Mrs. Nash, a worker who had been on strike and later reinstated by her employer, was laid off when the company said there was little work. She received unemployment pay for a few weeks but, after she filed a charge claiming her layoff violated the National Labor Relations Act, the Florida agency denied benefits from June 17 to October 5. The agency relied on a Florida law that disqualifies people from benefits when their unemployment is "due to a labor dispute." State courts refused further review, and the Supreme Court agreed to decide whether that denial conflicts with federal labor law.

Reasoning

The Court asked whether a State may strip unemployment benefits just because a person files a federal unfair labor practice charge. The Court said no. It explained that federal labor law depends on individuals being free to report unfair practices, and Congress explicitly protected people who file charges from employer retaliation.
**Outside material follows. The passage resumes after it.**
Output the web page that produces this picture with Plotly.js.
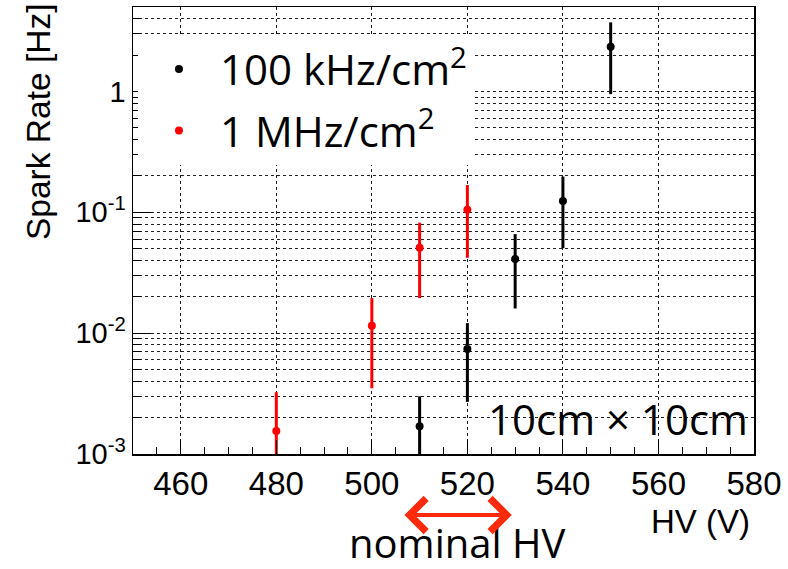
<!DOCTYPE html>
<html><head><meta charset="utf-8">
<script src="https://cdn.plot.ly/plotly-3.0.1.min.js"></script>
<style>html,body{margin:0;padding:0;background:#fff;} #chart{width:788px;height:569px;}</style>
</head><body><div id="chart"></div>
<script>
// ---- data ----
const hv100k = [510, 520, 530, 540, 550];
const rate100k = [0.0017, 0.0074, 0.041, 0.124, 2.34];
const err100k = [0.0013, 0.0047, 0.025, 0.0735, 1.39];

const hv1M = [480, 500, 510, 520];
const rate1M = [0.00155, 0.0115, 0.0508, 0.105];
const err1M = [0.0017, 0.0080, 0.0313, 0.063];

const seriesNames = ['100 kHz/cm<sup>2</sup>', '1 MHz/cm<sup>2</sup>'];
const xTickVals = [460, 480, 500, 520, 540, 560, 580];
const yTickVals = [0.001, 0.01, 0.1, 1];
const yTickText = ['10<sup>-3</sup>', '10<sup>-2</sup>', '10<sup>-1</sup>', '1'];
const yMinorMult = [2, 3, 4, 5, 6, 7, 8, 9];
const yDecades = [0.001, 0.01, 0.1, 1];

const yMax = 5;
const yMinorVals = [];
yDecades.forEach(d => yMinorMult.forEach(m => { if (d * m <= yMax) yMinorVals.push(d * m); }));

const rootFont = '"Liberation Sans", Arial, sans-serif';
const pptFont = '"Open Sans", sans-serif';

const traces = [
  {
    x: hv100k, y: rate100k, name: seriesNames[0], legendgroup: 'g1', type: 'scatter', mode: 'markers',
    marker: {color: '#000000', size: 8},
    error_y: {type: 'data', array: err100k, visible: true, color: '#000000', thickness: 3, width: 0}
  },
  {
    x: hv1M, y: rate1M, name: seriesNames[1], legendgroup: 'g2', type: 'scatter', mode: 'markers',
    marker: {color: '#ff0000', size: 8},
    error_y: {type: 'data', array: err1M, visible: true, color: '#ff0000', thickness: 3, width: 0}
  }
];

const layout = {
  width: 788, height: 569,
  margin: {l: 133, r: 34, t: 7, b: 115},
  paper_bgcolor: '#ffffff', plot_bgcolor: '#ffffff',
  showlegend: true,
  legend: {
    x: 0.008, y: 0.937, xanchor: 'left', yanchor: 'top',
    bgcolor: '#ffffff', borderwidth: 0,
    traceorder: 'grouped', tracegroupgap: 4,
    font: {family: pptFont, size: 42, color: '#000000'},
    itemwidth: 72, itemsizing: 'trace'
  },
  xaxis: {
    range: [450, 580],
    tickmode: 'array', tickvals: xTickVals,
    ticks: 'inside', ticklen: 14, tickcolor: '#000', tickwidth: 1,
    showline: true, linecolor: '#000', linewidth: 1.5, mirror: true,
    showgrid: true, gridcolor: '#222', griddash: 'dot', gridwidth: 1,
    zeroline: false,
    tickfont: {family: rootFont, size: 33, color: '#000'},
    minor: {dtick: 5, tick0: 450, ticks: 'inside', ticklen: 7, tickcolor: '#000', showgrid: false}
  },
  yaxis: {
    type: 'log', range: [-3, Math.log10(yMax)],
    tickmode: 'array', tickvals: yTickVals, ticktext: yTickText,
    ticks: 'inside', ticklen: 18, tickcolor: '#000', tickwidth: 1,
    showline: true, linecolor: '#000', linewidth: 1.5, mirror: true,
    showgrid: true, gridcolor: '#222', griddash: 'dot', gridwidth: 1,
    zeroline: false,
    tickfont: {family: rootFont, size: 29, color: '#000'},
    minor: {tickmode: 'array', tickvals: yMinorVals, ticks: 'inside', ticklen: 8, tickcolor: '#000',
            showgrid: true, gridcolor: '#222', griddash: 'dot', gridwidth: 1}
  },
  shapes: [
    {type: 'rect', xref: 'paper', yref: 'paper', x0: 0.570, x1: 0.995, y0: 0.03, y1: 0.11,
     fillcolor: '#ffffff', line: {width: 0}, layer: 'between'}
  ],
  annotations: [
    {text: '10cm × 10cm', xref: 'paper', yref: 'paper', x: 0.9935, y: 0.079,
     xanchor: 'right', yanchor: 'middle', showarrow: false,
     font: {family: pptFont, size: 42, color: '#000'}},
    {text: 'HV (V)', xref: 'paper', yref: 'paper', x: 0.9968, y: -0.152,
     xanchor: 'right', yanchor: 'middle', showarrow: false,
     font: {family: rootFont, size: 33, color: '#000'}},
    {text: 'Spark Rate [Hz]', xref: 'paper', yref: 'paper', x: 0, y: 0.7427, xshift: -95,
     xanchor: 'center', yanchor: 'middle', textangle: -90, showarrow: false,
     font: {family: rootFont, size: 33.5, color: '#000'}},
    {text: 'nominal HV', xref: 'paper', yref: 'paper', x: 0.5217, y: -0.197,
     xanchor: 'center', yanchor: 'middle', showarrow: false,
     font: {family: pptFont, size: 40, color: '#000'}},
    {text: '', xref: 'x', yref: 'paper', x: 529.3, y: -0.1365,
     axref: 'x', ayref: 'paper', ax: 506.5, ay: -0.1365,
     showarrow: true, arrowside: 'end+start', arrowhead: 4, startarrowhead: 4,
     arrowwidth: 4, arrowsize: 1.6, startarrowsize: 1.6, arrowcolor: '#ff2a0c'}
  ]
};

Plotly.newPlot('chart', traces, layout, {displayModeBar: false, staticPlot: true});
</script>
</body></html>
A state rule that removes benefits for filing charges would pressure workers to stay silent and would obstruct enforcement of the federal law. Under the Constitution’s supremacy rule, a state law that frustrates a federal statute cannot stand, so the Florida rule as applied was invalid.

Real world impact

The ruling protects workers who complain about employer wrongdoing by removing a state tool that could deter reporting. Employees can no longer be forced to choose silence over short-term benefits without conflicting with federal law. Because the Court reversed the state decision, the affected worker’s denial of benefits was overturned.